Begin at the line containing "Recreate this image" and stop at the line containing "import seaborn as sns"; copy those lines exactly, ends included, and nothing else.

__Given data__:
## start

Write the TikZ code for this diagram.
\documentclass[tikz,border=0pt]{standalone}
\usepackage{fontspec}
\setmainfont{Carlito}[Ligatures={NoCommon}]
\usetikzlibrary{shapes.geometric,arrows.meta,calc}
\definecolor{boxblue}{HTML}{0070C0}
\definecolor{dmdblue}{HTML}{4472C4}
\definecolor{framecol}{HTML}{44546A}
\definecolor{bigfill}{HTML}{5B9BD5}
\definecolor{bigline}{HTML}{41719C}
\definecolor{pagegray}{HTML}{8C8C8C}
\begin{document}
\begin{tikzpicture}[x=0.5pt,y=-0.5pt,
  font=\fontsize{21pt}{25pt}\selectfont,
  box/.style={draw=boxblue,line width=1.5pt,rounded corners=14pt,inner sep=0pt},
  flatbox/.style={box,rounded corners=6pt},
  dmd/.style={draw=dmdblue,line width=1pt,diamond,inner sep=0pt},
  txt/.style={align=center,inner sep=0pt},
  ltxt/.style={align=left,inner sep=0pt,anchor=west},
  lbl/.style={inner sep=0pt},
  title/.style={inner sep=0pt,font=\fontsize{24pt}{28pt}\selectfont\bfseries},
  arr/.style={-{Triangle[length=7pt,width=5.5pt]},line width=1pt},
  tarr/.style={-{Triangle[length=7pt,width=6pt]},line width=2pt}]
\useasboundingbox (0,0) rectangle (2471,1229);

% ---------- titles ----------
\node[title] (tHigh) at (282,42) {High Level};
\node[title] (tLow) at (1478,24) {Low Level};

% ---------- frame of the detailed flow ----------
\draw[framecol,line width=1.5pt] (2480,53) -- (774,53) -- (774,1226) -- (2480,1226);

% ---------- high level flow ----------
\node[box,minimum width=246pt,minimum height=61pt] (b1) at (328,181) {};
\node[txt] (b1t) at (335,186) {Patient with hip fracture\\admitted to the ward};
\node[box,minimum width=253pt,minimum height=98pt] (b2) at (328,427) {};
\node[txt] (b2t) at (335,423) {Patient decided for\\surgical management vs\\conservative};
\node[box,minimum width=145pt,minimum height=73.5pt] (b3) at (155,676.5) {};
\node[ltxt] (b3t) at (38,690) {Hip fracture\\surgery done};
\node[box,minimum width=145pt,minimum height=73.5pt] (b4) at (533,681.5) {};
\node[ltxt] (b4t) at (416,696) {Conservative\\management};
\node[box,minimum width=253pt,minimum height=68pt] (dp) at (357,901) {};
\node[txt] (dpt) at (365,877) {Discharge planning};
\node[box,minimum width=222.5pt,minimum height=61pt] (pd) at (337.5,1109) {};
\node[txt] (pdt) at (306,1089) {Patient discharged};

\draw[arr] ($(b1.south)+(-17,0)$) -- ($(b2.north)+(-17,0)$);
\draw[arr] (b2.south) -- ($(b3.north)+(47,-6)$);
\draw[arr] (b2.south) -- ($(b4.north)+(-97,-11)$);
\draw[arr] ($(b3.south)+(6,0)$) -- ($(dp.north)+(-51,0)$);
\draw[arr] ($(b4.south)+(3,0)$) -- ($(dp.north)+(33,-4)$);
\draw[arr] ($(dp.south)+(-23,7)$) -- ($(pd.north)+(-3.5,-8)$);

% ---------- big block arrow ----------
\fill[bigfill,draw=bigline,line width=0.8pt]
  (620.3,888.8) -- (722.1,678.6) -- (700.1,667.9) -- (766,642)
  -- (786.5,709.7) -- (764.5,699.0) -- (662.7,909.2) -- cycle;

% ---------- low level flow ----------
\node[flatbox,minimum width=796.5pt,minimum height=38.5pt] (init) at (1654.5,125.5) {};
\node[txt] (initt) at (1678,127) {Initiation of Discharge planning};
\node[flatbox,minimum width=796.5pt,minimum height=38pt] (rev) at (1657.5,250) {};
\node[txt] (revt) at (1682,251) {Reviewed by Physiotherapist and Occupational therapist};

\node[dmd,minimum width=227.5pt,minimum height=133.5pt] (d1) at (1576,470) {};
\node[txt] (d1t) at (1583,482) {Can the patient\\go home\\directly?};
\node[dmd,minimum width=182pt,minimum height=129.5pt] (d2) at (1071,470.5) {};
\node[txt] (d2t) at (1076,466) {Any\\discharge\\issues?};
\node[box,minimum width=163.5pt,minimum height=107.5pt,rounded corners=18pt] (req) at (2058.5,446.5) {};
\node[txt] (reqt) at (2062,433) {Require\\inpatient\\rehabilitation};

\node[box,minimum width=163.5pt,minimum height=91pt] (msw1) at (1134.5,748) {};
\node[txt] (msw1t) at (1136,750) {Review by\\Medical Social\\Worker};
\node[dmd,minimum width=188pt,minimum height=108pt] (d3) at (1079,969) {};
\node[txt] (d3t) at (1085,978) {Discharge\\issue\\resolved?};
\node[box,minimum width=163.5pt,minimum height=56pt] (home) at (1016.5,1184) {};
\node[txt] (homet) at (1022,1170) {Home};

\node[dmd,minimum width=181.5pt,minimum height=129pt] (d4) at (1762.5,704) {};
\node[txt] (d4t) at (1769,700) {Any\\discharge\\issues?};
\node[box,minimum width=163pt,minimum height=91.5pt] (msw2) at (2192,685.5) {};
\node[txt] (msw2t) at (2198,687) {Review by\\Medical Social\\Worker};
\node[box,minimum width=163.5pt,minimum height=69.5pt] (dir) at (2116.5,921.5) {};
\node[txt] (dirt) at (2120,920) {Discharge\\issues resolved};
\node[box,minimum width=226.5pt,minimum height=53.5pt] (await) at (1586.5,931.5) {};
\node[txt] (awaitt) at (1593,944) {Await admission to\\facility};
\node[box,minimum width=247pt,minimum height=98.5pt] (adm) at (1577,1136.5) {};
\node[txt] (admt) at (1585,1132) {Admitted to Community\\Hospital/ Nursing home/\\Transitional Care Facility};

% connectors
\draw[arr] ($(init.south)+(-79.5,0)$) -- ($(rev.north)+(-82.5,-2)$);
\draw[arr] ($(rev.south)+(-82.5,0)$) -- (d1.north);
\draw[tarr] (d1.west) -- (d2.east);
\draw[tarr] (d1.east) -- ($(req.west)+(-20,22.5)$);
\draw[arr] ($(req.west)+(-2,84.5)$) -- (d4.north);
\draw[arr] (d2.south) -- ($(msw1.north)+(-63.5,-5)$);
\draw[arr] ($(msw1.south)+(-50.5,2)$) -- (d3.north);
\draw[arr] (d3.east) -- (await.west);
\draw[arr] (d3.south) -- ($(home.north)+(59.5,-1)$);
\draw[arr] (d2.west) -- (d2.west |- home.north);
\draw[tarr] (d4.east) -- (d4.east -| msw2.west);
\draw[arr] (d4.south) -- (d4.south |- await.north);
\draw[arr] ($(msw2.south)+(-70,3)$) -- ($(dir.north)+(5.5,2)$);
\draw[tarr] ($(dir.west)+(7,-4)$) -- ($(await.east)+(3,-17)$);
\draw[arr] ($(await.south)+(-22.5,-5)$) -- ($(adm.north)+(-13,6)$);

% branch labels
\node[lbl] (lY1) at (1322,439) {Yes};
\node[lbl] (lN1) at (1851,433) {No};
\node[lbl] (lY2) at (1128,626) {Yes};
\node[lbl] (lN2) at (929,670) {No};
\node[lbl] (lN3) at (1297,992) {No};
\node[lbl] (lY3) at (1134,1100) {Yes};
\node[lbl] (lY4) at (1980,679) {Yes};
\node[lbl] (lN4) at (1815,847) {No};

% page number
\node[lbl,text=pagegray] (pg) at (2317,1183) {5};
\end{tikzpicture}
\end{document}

## end
## start

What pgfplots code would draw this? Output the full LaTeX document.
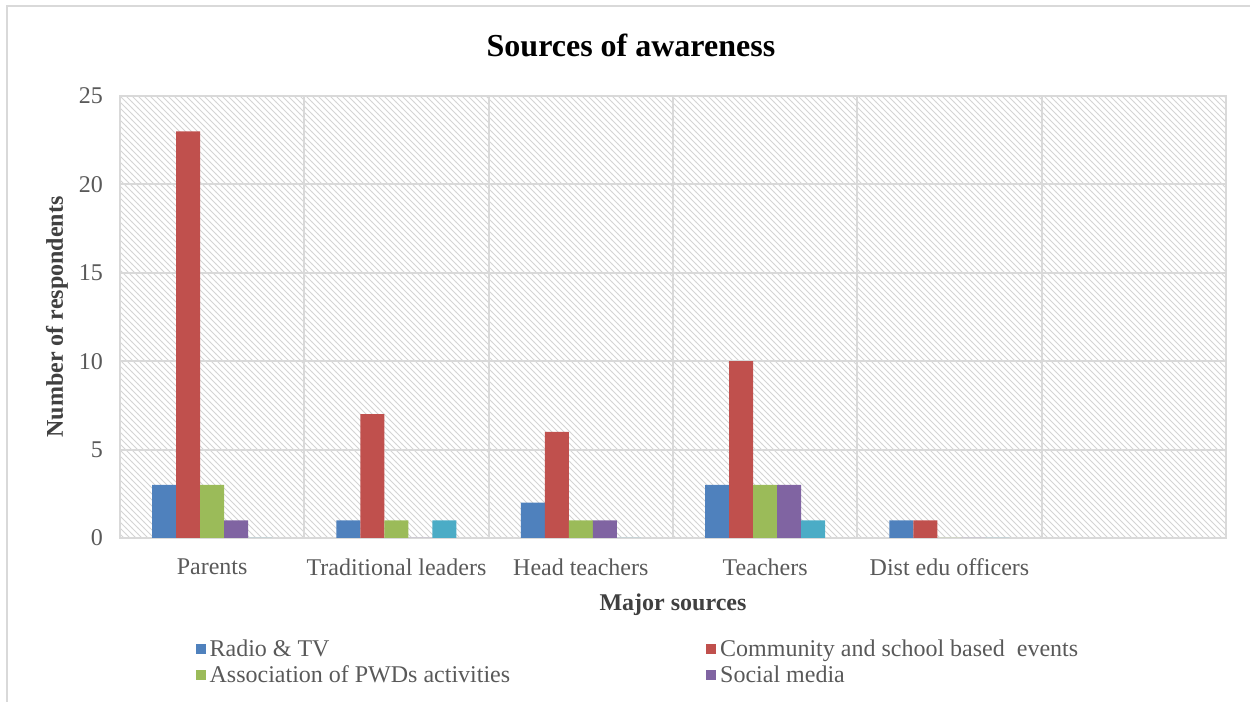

## end
## start

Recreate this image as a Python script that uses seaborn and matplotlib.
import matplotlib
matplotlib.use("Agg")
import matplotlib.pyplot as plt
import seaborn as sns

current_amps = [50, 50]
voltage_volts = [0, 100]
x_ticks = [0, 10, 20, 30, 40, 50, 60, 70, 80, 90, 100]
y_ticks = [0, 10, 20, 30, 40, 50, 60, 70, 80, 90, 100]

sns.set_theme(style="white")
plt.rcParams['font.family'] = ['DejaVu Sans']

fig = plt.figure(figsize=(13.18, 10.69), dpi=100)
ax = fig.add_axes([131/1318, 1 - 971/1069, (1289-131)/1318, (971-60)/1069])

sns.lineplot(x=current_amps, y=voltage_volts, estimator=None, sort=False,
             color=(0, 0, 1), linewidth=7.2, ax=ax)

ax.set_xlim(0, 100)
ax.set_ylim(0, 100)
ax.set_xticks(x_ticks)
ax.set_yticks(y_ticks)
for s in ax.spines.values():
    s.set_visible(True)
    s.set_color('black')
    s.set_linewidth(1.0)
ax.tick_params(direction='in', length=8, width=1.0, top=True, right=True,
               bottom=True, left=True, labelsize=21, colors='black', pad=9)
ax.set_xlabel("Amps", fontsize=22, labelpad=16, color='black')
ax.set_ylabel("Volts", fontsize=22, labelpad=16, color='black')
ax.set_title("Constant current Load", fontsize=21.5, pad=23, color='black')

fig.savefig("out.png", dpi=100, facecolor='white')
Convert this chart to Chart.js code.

## end

__Problem solution__:
Recreate this image as a Python script that uses seaborn and matplotlib.
import matplotlib
matplotlib.use("Agg")
import matplotlib.pyplot as plt
import seaborn as sns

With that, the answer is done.